# Babies looking a little "wooly"



## VickieB (May 27, 2013)

My 3 week old babies have come out of their nesting box and seem to be acting fine, but their hair is beginning to look a little "wooly," not as fluffy as it had been. Is this normal for this stage or is it a sign of illness?


----------



## nawma (May 28, 2013)

Wow Vicki I've never experienced anything like this. Could they be molting because of hot weather?


----------



## VickieB (May 28, 2013)

I was wondering myself about that. It's also been really windy the last couple of days and I've wondered if that had anything to do with it. But the babies in the next cage, which were born on the same day, are still nice and fluffy. I'm hoping that everything is all right, but there really isn't anything I know to do. They are eating well. They chase the mom around all the time trying to nurse. She jumps up and runs from them most of the time. Is that normal? I had assumed it was since they only nurse them once or twice a day. But they have been eating out of the food bin, and when I bring the mom a carrot at night they love eating on it too. I've been feeding the Manna Gro and the calf manna to the mom. I figure they are eating some of the calf manna too, since they eat out of her bin with her.   :/


----------



## nawma (May 28, 2013)

My moms run from their babies a lot. I think you are right that they just nurse a few times a day so most of what we see is them avoiding the babies. I've only been breeding rabbits for about eight months so maybe someone with more experience can answer your question. Sounds like everyone is getting plenty of nutrition. As long as no one has runny stools I dont think I would worry too much.


----------



## animalmom (May 28, 2013)

The babies know that Mom is food and when they get adventurous enough to get out of the nest box and then figure out how to get back in the nest box the next task they pursue is hounding Mom for a quick snack.  Mom has other things to do... like nap, or groom, or grab a moment to feed herself so she moves out of the baby's reach and thus the eternal quest for a quick snack is once more played out.  Super normal, and as the babies get larger the whole process gets somewhat comical as you see large babies throw themselves on their back to grab onto one of Mom's teats.

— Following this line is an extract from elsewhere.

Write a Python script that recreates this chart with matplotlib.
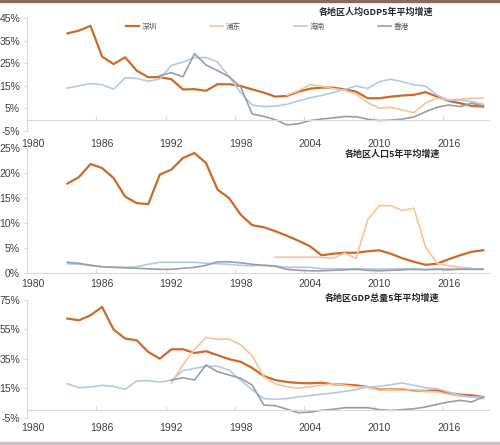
import numpy as np
import matplotlib
matplotlib.use("Agg")
import matplotlib.pyplot as plt
from matplotlib.patches import Rectangle

plt.rcParams['font.family'] = ['Liberation Sans', 'Noto Sans CJK SC', 'DejaVu Sans']

years = list(range(1983, 2020))
nan = np.nan

names = ['深圳', '浦东', '海南', '香港']
colors = ['#cc6a2a', '#f6c49c', '#b7c9e1', '#999ea6']
widths = [1.6, 1.2, 1.2, 1.2]

# 人均GDP 5年平均增速 (%)
gdp_pc_sz = [38.2, 39.4, 41.5, 27.9, 24.6, 27.6, 21.7, 18.8, 18.8, 17.9, 13.4, 13.5, 12.8,
             15.7, 15.7, 14.9, 13.4, 12.0, 10.2, 10.5, 12.4, 13.7, 14.2, 14.2, 13.4, 12.4,
             9.5, 9.5, 10.2, 10.7, 11.0, 12.2, 10.2, 8.3, 7.3, 6.1, 5.8]
gdp_pc_pd = [nan] * 19 + [10.8, 12.8, 15.5, 14.8, 13.8, 13.0, 11.3, 7.5, 5.1, 5.5, 4.3,
                          3.1, 7.4, 9.5, 8.7, 9.1, 9.5, 9.5]
gdp_pc_hn = [14.0, 15.0, 16.0, 15.5, 13.5, 18.5, 18.3, 17.0, 18.0, 24.0, 25.5, 27.5, 27.5,
             25.5, 19.0, 12.0, 6.5, 5.8, 6.0, 6.8, 8.3, 9.7, 10.7, 12.0, 13.4, 14.9, 13.8,
             16.8, 17.9, 16.8, 15.4, 14.9, 10.9, 8.7, 8.7, 8.0, 6.9]
gdp_pc_hk = [nan] * 8 + [19.5, 20.8, 19.0, 29.2, 24.2, 21.7, 19.0, 14.5, 2.5, 1.5, 0.0,
                         -2.3, -1.8, -0.4, 0.3, 0.8, 1.4, 1.3, 0.2, -0.4, -0.2, 0.3, 1.2,
                         3.5, 5.5, 6.5, 5.8, 7.3, 6.1]

# 人口 5年平均增速 (%)
pop_sz = [17.9, 19.2, 21.8, 21.0, 19.0, 15.3, 14.0, 13.8, 19.7, 20.7, 23.0, 24.0, 22.0,
          16.7, 15.0, 11.7, 9.6, 9.2, 8.4, 7.5, 6.5, 5.4, 3.6, 3.9, 4.1, 4.1, 4.4, 4.6,
          3.9, 3.0, 2.3, 1.7, 1.9, 2.8, 3.6, 4.3, 4.6]
pop_pd = [nan] * 18 + [3.2, 3.2, 3.2, 3.2, 3.2, 3.0, 4.0, 3.0, 10.7, 13.5, 13.5, 12.5,
                       13.0, 5.3, 2.0, 1.5, 1.2, 1.0, nan]
pop_hn = [1.9, 1.8, 1.6, 1.3, 1.2, 1.2, 1.3, 1.8, 2.2, 2.2, 2.2, 2.2, 2.0, 1.9, 1.8, 1.6,
          1.5, 1.6, 1.5, 1.2, 1.2, 1.2, 0.9, 0.9, 0.9, 0.9, 0.9, 0.8, 0.9, 0.9, 0.9, 0.8,
          0.9, 0.9, 0.9, 0.9, 0.9]
pop_hk = [2.2, 2.0, 1.6, 1.3, 1.2, 1.1, 1.0, 0.9, 0.8, 0.8, 1.0, 1.2, 1.6, 2.3, 2.3, 2.1,
          1.8, 1.6, 1.4, 0.8, 0.6, 0.5, 0.5, 0.6, 0.7, 0.8, 0.6, 0.5, 0.6, 0.7, 0.8, 0.7,
          0.8, 0.7, 0.8, 0.8, 0.8]

# GDP总量 5年平均增速 (%)
gdp_sz = [62.4, 61.2, 64.6, 70.3, 54.9, 48.8, 47.6, 39.7, 35.1, 41.5, 41.5, 39.0, 40.2,
          37.5, 34.8, 33.0, 28.8, 23.3, 20.6, 19.3, 18.6, 18.4, 18.8, 17.7, 17.5, 17.0,
          15.9, 14.1, 14.3, 14.1, 13.6, 13.2, 13.6, 11.8, 10.7, 10.2, 9.1]
gdp_pd = [nan] * 9 + [18.3, 31.0, 41.5, 49.5, 48.3, 48.5, 44.5, 37.0, 22.9, 18.0, 16.0,
                      15.0, 16.0, 17.2, 18.0, 17.0, 16.0, 15.9, 13.6, 14.1, 13.6, 14.1,
                      12.9, 12.5, 10.9, 9.5, 9.1, 7.9]
gdp_hn = [18.1, 15.4, 15.9, 17.0, 16.3, 14.3, 20.0, 20.2, 19.2, 20.4, 27.0, 28.5, 30.0,
          30.0, 27.3, 20.5, 14.0, 8.0, 7.5, 8.0, 9.2, 10.0, 11.0, 11.8, 12.9, 14.1, 15.9,
          16.3, 17.5, 18.6, 17.0, 15.4, 14.7, 12.5, 10.2, 9.1, 9.1]
gdp_hk = [nan] * 9 + [20.6, 22.2, 20.6, 30.8, 26.3, 24.0, 21.8, 17.2, 3.6, 3.2, 0.8, -1.6,
                      -1.2, 0.1, 0.7, 1.8, 1.8, 1.8, 0.5, 0.0, 0.5, 1.1, 2.3, 4.1, 5.7,
                      6.8, 5.7, 9.1]

panels = [
    dict(title='各地区人均GDP5年平均增速', series=[gdp_pc_sz, gdp_pc_pd, gdp_pc_hn, gdp_pc_hk],
         yticks=[-5, 5, 15, 25, 35, 45], rect=[0.054, 0.7056, 0.924, 0.254],
         title_pos=(0.755, 1.053), pad=5.5),
    dict(title='各地区人口5年平均增速', series=[pop_sz, pop_pd, pop_hn, pop_hk],
         yticks=[0, 5, 10, 15, 20, 25], rect=[0.054, 0.3858, 0.924, 0.2816],
         title_pos=(0.792, 0.952), pad=4),
    dict(title='各地区GDP总量5年平均增速', series=[gdp_sz, gdp_pd, gdp_hn, gdp_hk],
         yticks=[-5, 15, 35, 55, 75], rect=[0.054, 0.0613, 0.924, 0.2645],
         title_pos=(0.768, 1.017), pad=4),
]

xlabels = [1980, 1986, 1992, 1998, 2004, 2010, 2016]
grid_col = '#d9d9d9'
txt_col = '#404040'

fig = plt.figure(figsize=(5.0, 4.45), dpi=100)

for i, p in enumerate(panels):
    ax = fig.add_axes(p['rect'])
    for vals, name, c, w in zip(p['series'], names, colors, widths):
        ax.plot(years, vals, color=c, lw=w, label=name, solid_joinstyle='round')
    ax.set_xlim(1979.5, 2019.5)
    ax.set_ylim(p['yticks'][0], p['yticks'][-1])
    ax.set_yticks(p['yticks'])
    ax.set_yticklabels([f'{v}%' for v in p['yticks']])
    ax.tick_params(axis='y', labelsize=7.5, labelcolor=txt_col, color=grid_col,
                   length=2, width=0.8, pad=3)
    for s in ['top', 'right']:
        ax.spines[s].set_visible(False)
    ax.spines['left'].set_color(grid_col)
    ax.spines['left'].set_linewidth(0.8)
    ax.spines['bottom'].set_position(('data', 0))
    ax.spines['bottom'].set_color(grid_col)
    ax.spines['bottom'].set_linewidth(0.8)
    ax.set_xticks([y - 0.5 for y in xlabels[1:]])
    ax.tick_params(axis='x', labelbottom=False, direction='in', length=3,
                   color=grid_col, width=0.8)
    sec = ax.secondary_xaxis('bottom')
    sec.set_xticks(xlabels)
    sec.set_xticklabels([str(v) for v in xlabels])
    sec.tick_params(length=0, labelsize=7.5, labelcolor=txt_col, pad=p['pad'])
    sec.spines['bottom'].set_visible(False)
    ax.text(p['title_pos'][0], p['title_pos'][1], p['title'], transform=ax.transAxes,
            ha='center', va='center', fontsize=6.5, fontweight='bold', color='#262626',
            family=['Noto Sans CJK SC', 'DejaVu Sans'])
    if i == 0:
        leg = ax.legend(ncol=4, loc='center', bbox_to_anchor=(0.52, 0.92), frameon=False,
                        prop={'family': 'Noto Sans CJK SC', 'size': 5.5},
                        handlelength=1.7, handletextpad=0.3, columnspacing=7.0)
        for t in leg.get_texts():
            t.set_color('#595959')

# page edges
fig.patches.append(Rectangle((0, 1 - 2 / 445), 1, 2 / 445, transform=fig.transFigure,
                             color='#8a6a60', zorder=0))
fig.patches.append(Rectangle((0, 0), 1, 3 / 445, transform=fig.transFigure,
                             color='#cbbfc3', zorder=0))

fig.savefig('out.png', dpi=100)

Don't know why your babies look wooly... are they starting to get in their real coat and what you see is a mix of the ultra fine baby fur and juvenile fur?  If they are acting fine, pestering Mom and jumping in and out of the nest box I wouldn't worry too much at this point.  One always worries anyway.


----------



## VickieB (May 28, 2013)

I didnt realize they would grow in a new coat! Maybe that is what it is. Ive been a little worried about taking the nest box out so early (3 weeks) but mom has started using it as a litter box and it was hard keeping it clean. Then, when their coats started looking a little different I was worried I had taken the box away too soon. I spoke with the woman I bought them from and she told me she routinely takes the box away at approximately 3 weeks. The other litter I have, though, still enjoy their box, and since their mom is not such a slob Ive left theirs in.


----------



## VickieB (Jun 1, 2013)

The babies will be 4 weeks on Monday and their coats are looking fairly normal again. I suspect it was as you said, AnimalMom, and they were getting in their adult coat. The odd thing was the babies in the next cage didn't go through it. Could be just the difference in the rabbits. (One takes after the NZW line more, the other looks more like the Altex line)


----------



## Bunnylady (Jun 1, 2013)

The babies will get another coat starting at about 8 weeks. In Angora breeds, this is the "ugly stage," because as the baby coat molts out and the junior coat comes in, they tend to mat at the drop of a hat. It's the stage that has many owners wondering, "Why did I think I wanted a longhair?!!"


----------